Hamas-Israele: la tregua tiene. Continua la liberazione degli ostaggi
di Maurizio Jacopo Lami
Nonostante le difficoltà tiene la tregua tra Hamas e lo Stato di Israele. Anche oggi sono stati liberati altri ostaggi, quattordici israeliani e tre tailandesi, oltre a un cittadino russo. Tra loro anche la piccola Abigail Edan, una bambina americano israeliana di quattro anni che ha perso i genitori nell'attacco del 7 ottobre.
Sono notizie che danno conforto pur tra tanto sangue versato - si pensi che il bilancio attuale delle vittime solo nella Striscia di Gaza è intorno alle 15.000 unità - e fanno sperare in ulteriori liberazioni e ulteriori accordi. Ipotesi tutt'altro che campata in aria. Secondo chi si è impegnato nelle trattative è possibile una proroga di due giorni di tregua e la liberazione di altri ostaggi. Sembra infatti che Hamas oltre ai cinquanta ostaggi israeliani che stanno ottenendo la liberazione in questi giorni, abbia una potenziale lista con altri 30 israeliani cui ridare la libertà.
A spingere in modo fortissimo per uno sviluppo positivo è il presidente americano Joe Biden che ha mandato a Doha, la capitale del Qatar, una unità segreta della Segreteria di Stato appoggiata da una robusta delegazione della CIA. Per dare un'idea dell'importanza della delegazione, è stato coinvolto addirittura William Burns, il potente capo della CIA, con il categorico ordine di ottenere risultati concreti: liberazione di ostaggi e tregua fra israeliani e palestinesi.

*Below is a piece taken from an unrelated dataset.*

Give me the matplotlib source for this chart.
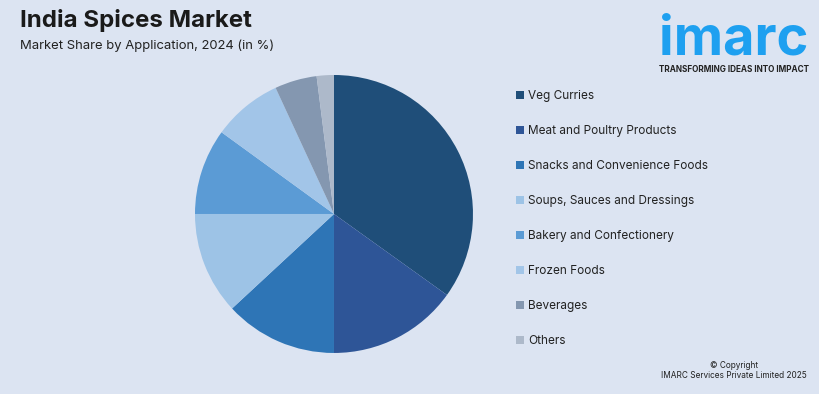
import matplotlib.pyplot as plt
from matplotlib.patches import Patch

plt.rcParams['font.family'] = ['Inter', 'DejaVu Sans']

applications = ["Veg Curries", "Meat and Poultry Products", "Snacks and Convenience Foods",
                "Soups, Sauces and Dressings", "Bakery and Confectionery", "Frozen Foods",
                "Beverages", "Others"]
shares = [34.9, 15.1, 13.1, 11.9, 10.0, 8.1, 4.9, 2.0]
colors = ["#1f4e79", "#2e5597", "#2e75b6", "#9dc3e6", "#5b9bd5", "#a2c5e8", "#8497b0", "#adb9ca"]

bg = "#dce4f2"
fig = plt.figure(figsize=(8.2, 3.94), dpi=100, facecolor=bg)

# pie centred at about (334, 214) px, radius ~139 px
ax = fig.add_axes([0.4073 - 0.1695, 0.4569 - 0.3528, 0.339, 0.7056])
ax.set_facecolor(bg)
wedges, _ = ax.pie(shares, colors=colors, startangle=90, counterclock=False, radius=1)
ax.set_xlim(-1, 1)
ax.set_ylim(-1, 1)
ax.set_aspect('equal')
ax.axis('off')

handles = [Patch(facecolor=c, edgecolor='none') for c in colors]
fig.legend(handles, applications, loc='upper left', bbox_to_anchor=(0.6295, 1 - 90 / 394),
           frameon=False, fontsize=8.5, labelspacing=1.95, handlelength=0.65, handleheight=0.65,
           handletextpad=0.35, borderpad=0, borderaxespad=0, labelcolor='#222222')

fig.text(20 / 820, 1 - 21 / 394, "India Spices Market", fontsize=17.3, fontweight='bold',
         color='#1a1a1a', va='center')
fig.text(20 / 820, 1 - 46 / 394, "Market Share by Application, 2024 (in %)", fontsize=9.4,
         color='#222222', va='center')

# logo
fig.text(734 / 820, 1 - 40 / 394, "imarc", fontsize=39, fontweight='bold', color='#1ea0f0',
         ha='center', va='center')
fig.text(734 / 820, 1 - 70 / 394, "TRANSFORMING IDEAS INTO IMPACT", fontsize=5.9,
         fontweight='bold', color='#222222', ha='center', va='center')

fig.text(734 / 820, 1 - 365 / 394, "© Copyright", fontsize=5.95, color='#222222',
         ha='center', va='center')
fig.text(734 / 820, 1 - 376 / 394, "IMARC Services Private Limited 2025", fontsize=5.95,
         color='#222222', ha='center', va='center')

fig.savefig("out.png", dpi=100, facecolor=bg)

Non è stato assolutamente facile poiché al contrario Hamas e il premier israeliano Netanyahu partivano da posizioni lontanissime, e per convincerli ci si sono messi davvero in tanti e davvero di grande rilievo. Uno su tutti l'egiziano Mahmoud Tawfik, potente Ministro degli Interni, che sa moltissimo dei traffici lucrosi di Hamas nel contrabbando fra Egitto e Striscia di Gaza; ancor più coinvolto il suo connazionale Abbas Kamal, capo del servizio segreto egiziano, il Mukhabarat. Kamal, classe 1957, uomo schivo e sempre attento a non finire sotto i riflettori, è definito un amico fraterno del presidente egiziano Al Sisi: si occupa dei dossier più delicati, per esempio di trattative in Sudan, per far cessare la guerra civile, o di organizzare in passato un fallito colpo di stato in Etiopia, con cui l'Egitto ha rapporti pessimi. Altro protagonista della trattativa è Abbas Ibrahim, ex capo dei servizi segreti libanesi, grande protagonista dei complicati valzer politici mediorientali, abituato a giocare (e puntare) su molti tavoli. Della partita anche il Mossad, il servizio segreto israeliano, rappresentato dal suo capo David Barnea, che viene considerato ormai prossimo alle dimissioni dopo il disastro del 7 ottobre, di cui comunque è il meno responsabile tra le intelligence del Paese.
Barnea, classe 1965, capo del Mossad dal 2021, è stato accusato di privilegiare troppo lo spionaggio tecnologico (il famoso "Sigint", che nel linguaggio delle spie indica l'intercettazione dei messaggi) rispetto allo spionaggio sul campo ("Humint", il buon vecchio sistema dello spionaggio affidato a uomini sul campo e alle infiltrazioni). Se voleva ottenere un ultimo risultato positivo con cui difendere la propria posizione, la liberazione di diversi ostaggi gli ha offerto questa opportunità.
Ora c'è solo da sperare che le trattative del "mondo delle ombre" salvino altre vite e concedano altre tregue.